> WHAT THIS TASK INVOLVES: Transcribe the material word for word, but without the images.

> DATA BLOCK:
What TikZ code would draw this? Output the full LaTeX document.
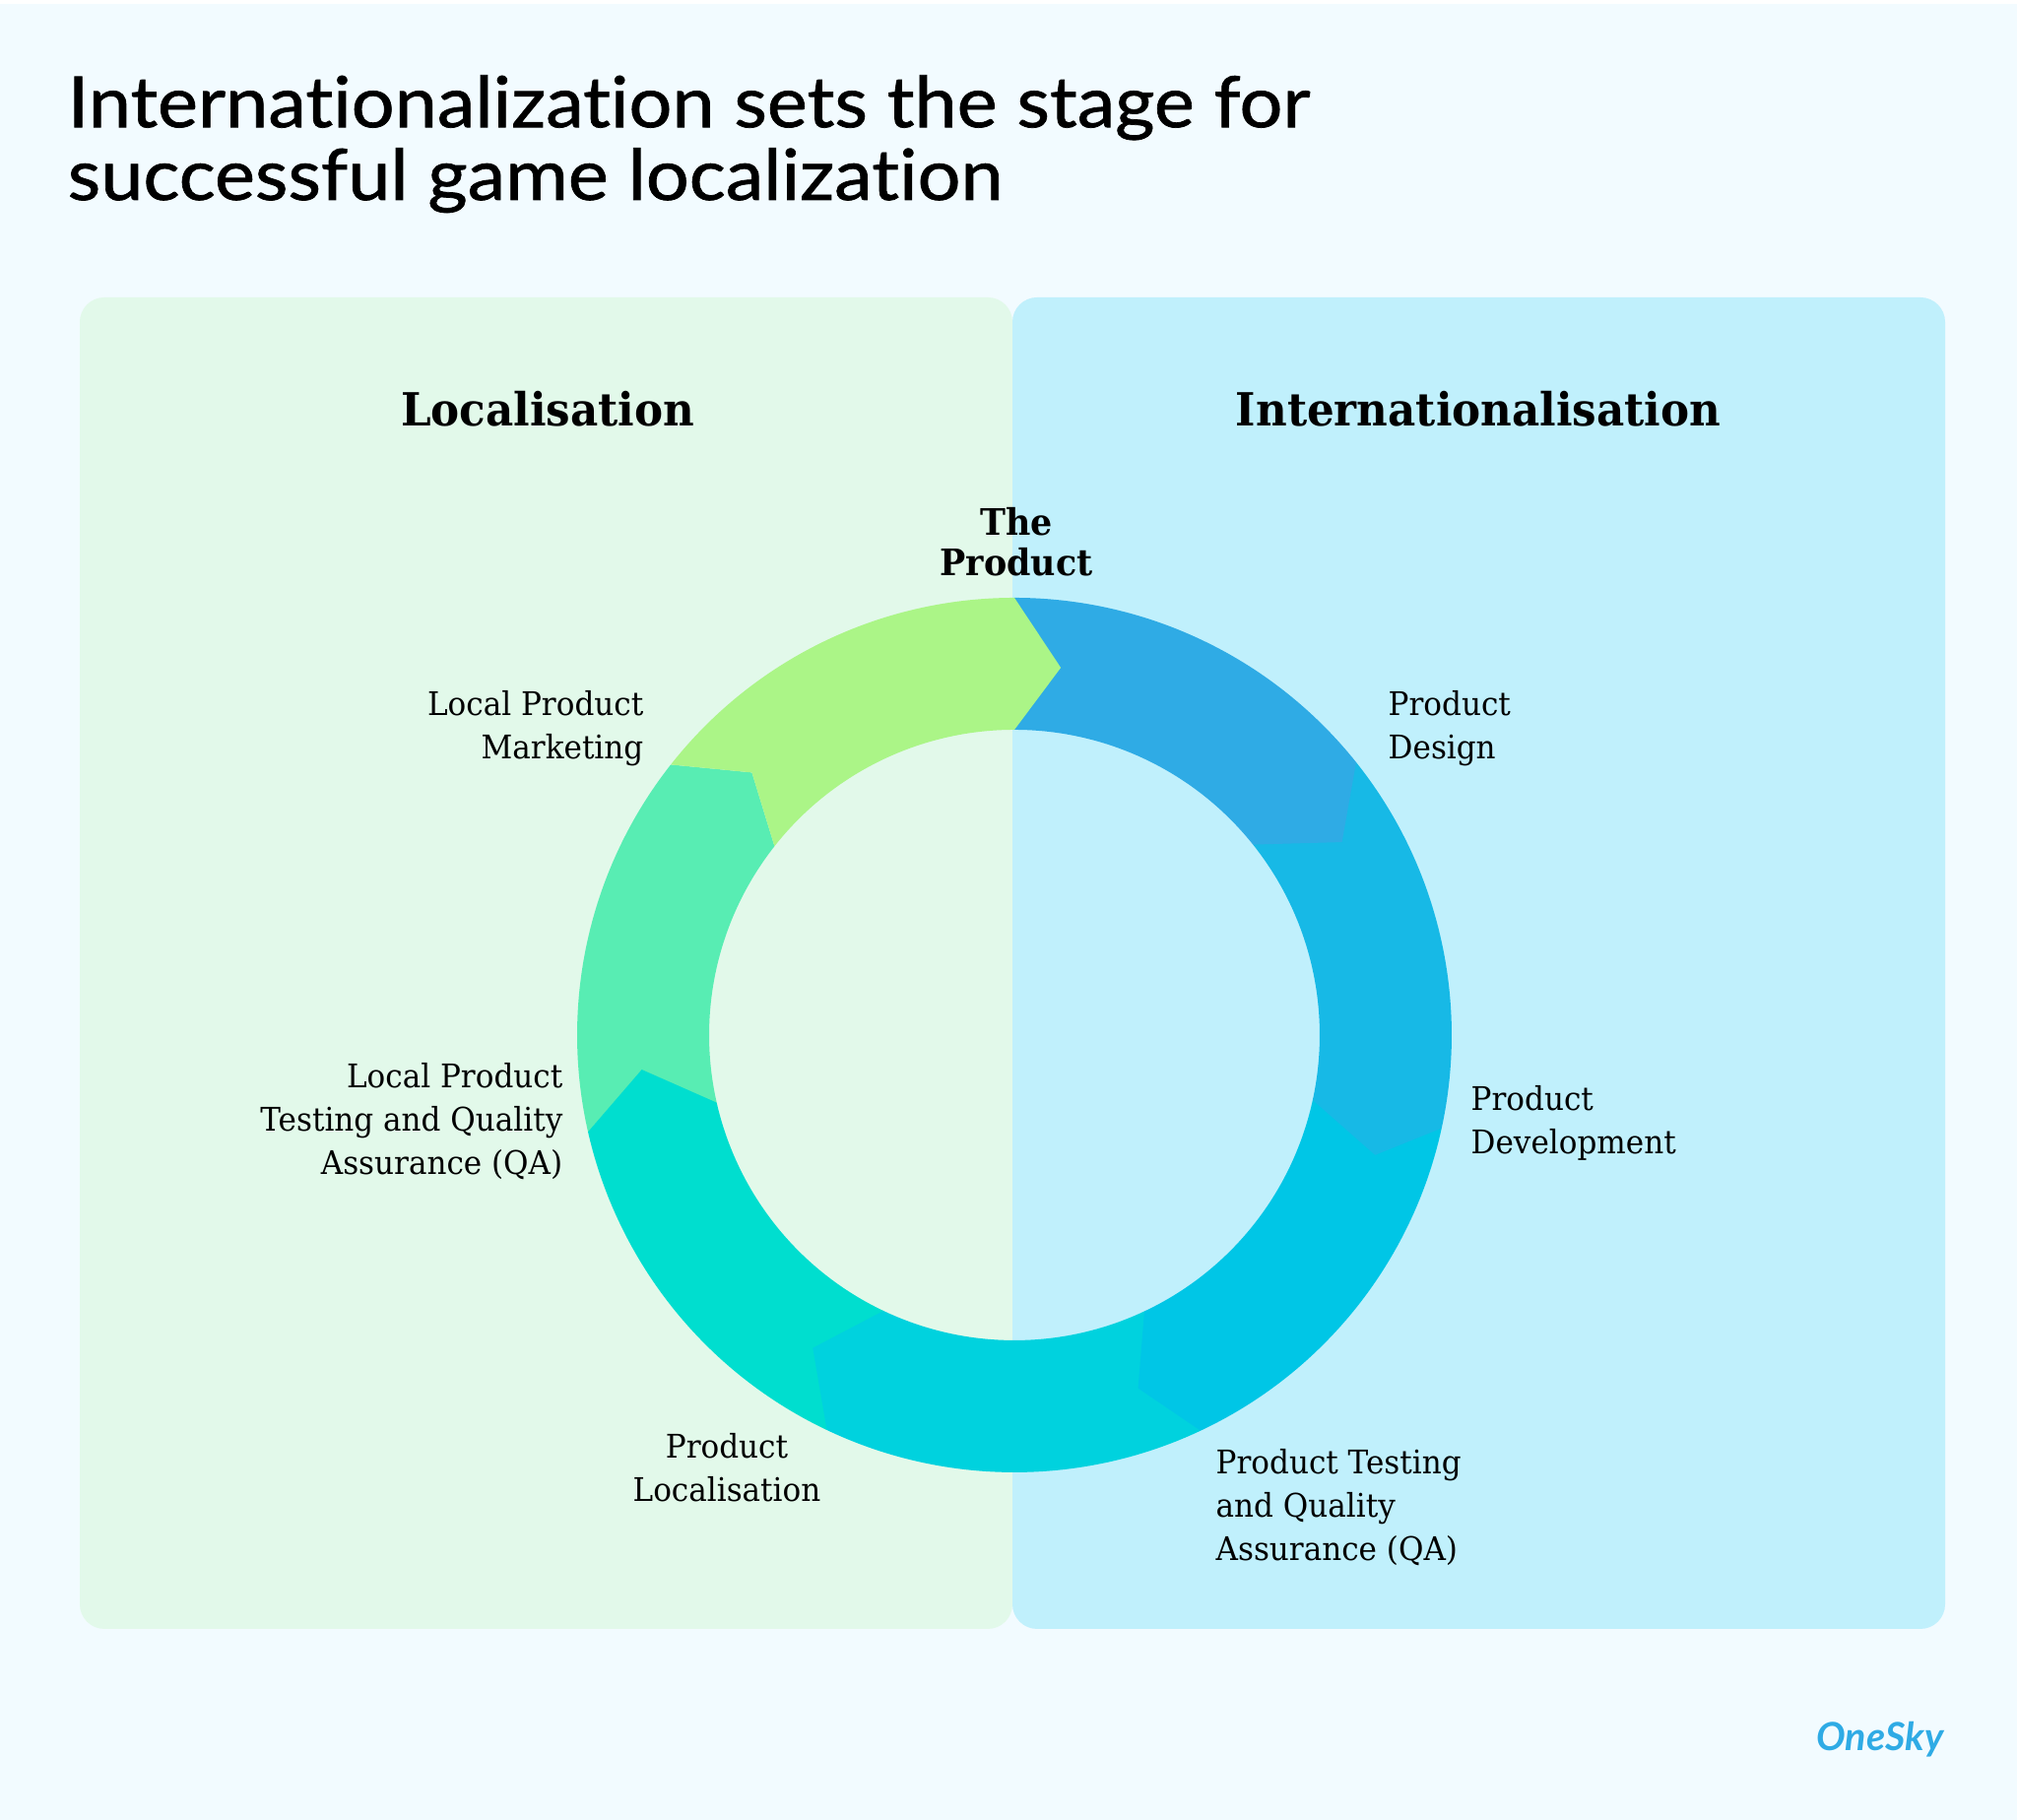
\documentclass[tikz,border=0pt]{standalone}
\usepackage{fontspec}
\setmainfont{DejaVu Serif}
\newfontfamily\judulfont[FakeBold=1,FakeStretch=1.08,Ligatures=NoCommon]{Lato}
\newfontfamily\labelfont[FakeStretch=0.94]{DejaVu Serif}
\newfontfamily\logofont{Lato}
\definecolor{latarps}{HTML}{F2FBFF}
\definecolor{panellok}{HTML}{E2F9EA}
\definecolor{panelint}{HTML}{C0F0FC}
\definecolor{segdesign}{HTML}{2FABE5}
\definecolor{segdev}{HTML}{17B9E6}
\definecolor{segtest}{HTML}{00C6E6}
\definecolor{segbawah}{HTML}{00D2DE}
\definecolor{seglok}{HTML}{00DECF}
\definecolor{segqa}{HTML}{58EDB3}
\definecolor{segmark}{HTML}{ABF587}
\tikzset{
    panjudul/.style={font=\labelfont\bfseries\fontsize{13.2}{16}\selectfont, inner sep=0pt, anchor=base},
    ringlabel/.style={font=\labelfont\fontsize{9.4}{12.6}\selectfont, inner sep=0pt},
}

\begin{document}
\begin{tikzpicture}
    \useasboundingbox (0,0) rectangle (20.48,18.48);
    \fill[white] (0,0) rectangle (20.48,18.48);
    \fill[latarps] (0,0) rectangle (20.48,18.44);
    \fill[panellok, rounded corners=0.25cm] (0.81,1.94) rectangle (10.28,15.46);
    \fill[panelint, rounded corners=0.25cm] (10.28,1.94) rectangle (19.75,15.46);
    \node[font=\judulfont\fontsize{20.4}{21}\selectfont, align=left, inner sep=0pt, anchor=base west] (judul) at (0.68,16.45) {Internationalization sets the stage for\\successful game localization};
    \node[panjudul] (lokal) at (5.56,14.15) {Localisation};
    \node[panjudul] (inter) at (15.01,14.15) {Internationalisation};
    \begin{scope}[shift={(10.30,7.97)}]
        \fill[segqa] (141.8:4.44) arc[start angle=141.8, end angle=192.8, radius=4.44] -- (192.8:3.10) arc[start angle=192.8, end angle=141.8, radius=3.10] -- (135:3.77) -- cycle;
        \fill[seglok] (192.8:4.44) arc[start angle=192.8, end angle=244.6, radius=4.44] -- (244.6:3.10) arc[start angle=244.6, end angle=192.8, radius=3.10] -- (185.3:3.80) -- cycle;
        \fill[segbawah] (244.6:4.44) arc[start angle=244.6, end angle=295.2, radius=4.44] -- (295.2:3.10) arc[start angle=295.2, end angle=244.6, radius=3.10] -- (237.2:3.78) -- cycle;
        \fill[segtest] (295.2:4.44) arc[start angle=295.2, end angle=347.7, radius=4.44] -- (347.7:3.10) arc[start angle=347.7, end angle=295.2, radius=3.10] -- (289.3:3.80) -- cycle;
        \fill[segdev] (347.7:4.44) arc[start angle=347.7, end angle=398.6, radius=4.44] -- (398.6:3.10) arc[start angle=398.6, end angle=347.7, radius=3.10] -- (341.6:3.86) -- cycle;
        \fill[segdesign] (38.6:4.44) arc[start angle=38.6, end angle=90, radius=4.44] -- (90:3.10) arc[start angle=90, end angle=38.6, radius=3.10] -- (30.5:3.86) -- cycle;
        \fill[segmark] (90:4.44) arc[start angle=90, end angle=141.8, radius=4.44] -- (135:3.77) -- (141.8:3.10) arc[start angle=141.8, end angle=90, radius=3.10] -- (82.8:3.76) -- cycle;
    \end{scope}
    \node[font=\labelfont\bfseries\fontsize{10.55}{11.7}\selectfont, align=center, inner sep=0pt, anchor=base] (produk) at (10.32,12.63) {The\\Product};
    \node[ringlabel, align=right, anchor=base east] (mark) at (6.54,10.77) {Local Product\\Marketing};
    \node[ringlabel, align=left, anchor=base west] (design) at (14.09,10.77) {Product\\Design};
    \node[ringlabel, align=left, anchor=base west] (dev) at (14.93,6.76) {Product\\Development};
    \node[ringlabel, align=right, anchor=base east] (qa) at (5.72,6.55) {Local Product\\Testing and Quality\\Assurance (QA)};
    \node[ringlabel, align=center, anchor=base] (lok) at (7.38,3.23) {Product\\Localisation};
    \node[ringlabel, align=left, anchor=base west] (test) at (12.34,2.63) {Product Testing\\and Quality\\Assurance (QA)};
    \node[font=\logofont\bfseries\itshape\fontsize{11.2}{14}\selectfont, text=segdesign, inner sep=0pt, anchor=base] (logo) at (19.09,0.70) {OneSky};
\end{tikzpicture}
\end{document}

> REPLY TO THE EXERCISE:
What TikZ code would draw this? Output the full LaTeX document.
\documentclass[tikz,border=0pt]{standalone}
\usepackage{fontspec}
\setmainfont{DejaVu Serif}
\newfontfamily\judulfont[FakeBold=1,FakeStretch=1.08,Ligatures=NoCommon]{Lato}
\newfontfamily\labelfont[FakeStretch=0.94]{DejaVu Serif}
\newfontfamily\logofont{Lato}
\definecolor{latarps}{HTML}{F2FBFF}
\definecolor{panellok}{HTML}{E2F9EA}
\definecolor{panelint}{HTML}{C0F0FC}
\definecolor{segdesign}{HTML}{2FABE5}
\definecolor{segdev}{HTML}{17B9E6}
\definecolor{segtest}{HTML}{00C6E6}
\definecolor{segbawah}{HTML}{00D2DE}
\definecolor{seglok}{HTML}{00DECF}
\definecolor{segqa}{HTML}{58EDB3}
\definecolor{segmark}{HTML}{ABF587}
\tikzset{
    panjudul/.style={font=\labelfont\bfseries\fontsize{13.2}{16}\selectfont, inner sep=0pt, anchor=base},
    ringlabel/.style={font=\labelfont\fontsize{9.4}{12.6}\selectfont, inner sep=0pt},
}

\begin{document}
\begin{tikzpicture}
    \useasboundingbox (0,0) rectangle (20.48,18.48);
    \fill[white] (0,0) rectangle (20.48,18.48);
    \fill[latarps] (0,0) rectangle (20.48,18.44);
    \fill[panellok, rounded corners=0.25cm] (0.81,1.94) rectangle (10.28,15.46);
    \fill[panelint, rounded corners=0.25cm] (10.28,1.94) rectangle (19.75,15.46);
    \node[font=\judulfont\fontsize{20.4}{21}\selectfont, align=left, inner sep=0pt, anchor=base west] (judul) at (0.68,16.45) {Internationalization sets the stage for\\successful game localization};
    \node[panjudul] (lokal) at (5.56,14.15) {Localisation};
    \node[panjudul] (inter) at (15.01,14.15) {Internationalisation};
    \begin{scope}[shift={(10.30,7.97)}]
        \fill[segqa] (141.8:4.44) arc[start angle=141.8, end angle=192.8, radius=4.44] -- (192.8:3.10) arc[start angle=192.8, end angle=141.8, radius=3.10] -- (135:3.77) -- cycle;
        \fill[seglok] (192.8:4.44) arc[start angle=192.8, end angle=244.6, radius=4.44] -- (244.6:3.10) arc[start angle=244.6, end angle=192.8, radius=3.10] -- (185.3:3.80) -- cycle;
        \fill[segbawah] (244.6:4.44) arc[start angle=244.6, end angle=295.2, radius=4.44] -- (295.2:3.10) arc[start angle=295.2, end angle=244.6, radius=3.10] -- (237.2:3.78) -- cycle;
        \fill[segtest] (295.2:4.44) arc[start angle=295.2, end angle=347.7, radius=4.44] -- (347.7:3.10) arc[start angle=347.7, end angle=295.2, radius=3.10] -- (289.3:3.80) -- cycle;
        \fill[segdev] (347.7:4.44) arc[start angle=347.7, end angle=398.6, radius=4.44] -- (398.6:3.10) arc[start angle=398.6, end angle=347.7, radius=3.10] -- (341.6:3.86) -- cycle;
        \fill[segdesign] (38.6:4.44) arc[start angle=38.6, end angle=90, radius=4.44] -- (90:3.10) arc[start angle=90, end angle=38.6, radius=3.10] -- (30.5:3.86) -- cycle;
        \fill[segmark] (90:4.44) arc[start angle=90, end angle=141.8, radius=4.44] -- (135:3.77) -- (141.8:3.10) arc[start angle=141.8, end angle=90, radius=3.10] -- (82.8:3.76) -- cycle;
    \end{scope}
    \node[font=\labelfont\bfseries\fontsize{10.55}{11.7}\selectfont, align=center, inner sep=0pt, anchor=base] (produk) at (10.32,12.63) {The\\Product};
    \node[ringlabel, align=right, anchor=base east] (mark) at (6.54,10.77) {Local Product\\Marketing};
    \node[ringlabel, align=left, anchor=base west] (design) at (14.09,10.77) {Product\\Design};
    \node[ringlabel, align=left, anchor=base west] (dev) at (14.93,6.76) {Product\\Development};
    \node[ringlabel, align=right, anchor=base east] (qa) at (5.72,6.55) {Local Product\\Testing and Quality\\Assurance (QA)};
    \node[ringlabel, align=center, anchor=base] (lok) at (7.38,3.23) {Product\\Localisation};
    \node[ringlabel, align=left, anchor=base west] (test) at (12.34,2.63) {Product Testing\\and Quality\\Assurance (QA)};
    \node[font=\logofont\bfseries\itshape\fontsize{11.2}{14}\selectfont, text=segdesign, inner sep=0pt, anchor=base] (logo) at (19.09,0.70) {OneSky};
\end{tikzpicture}
\end{document}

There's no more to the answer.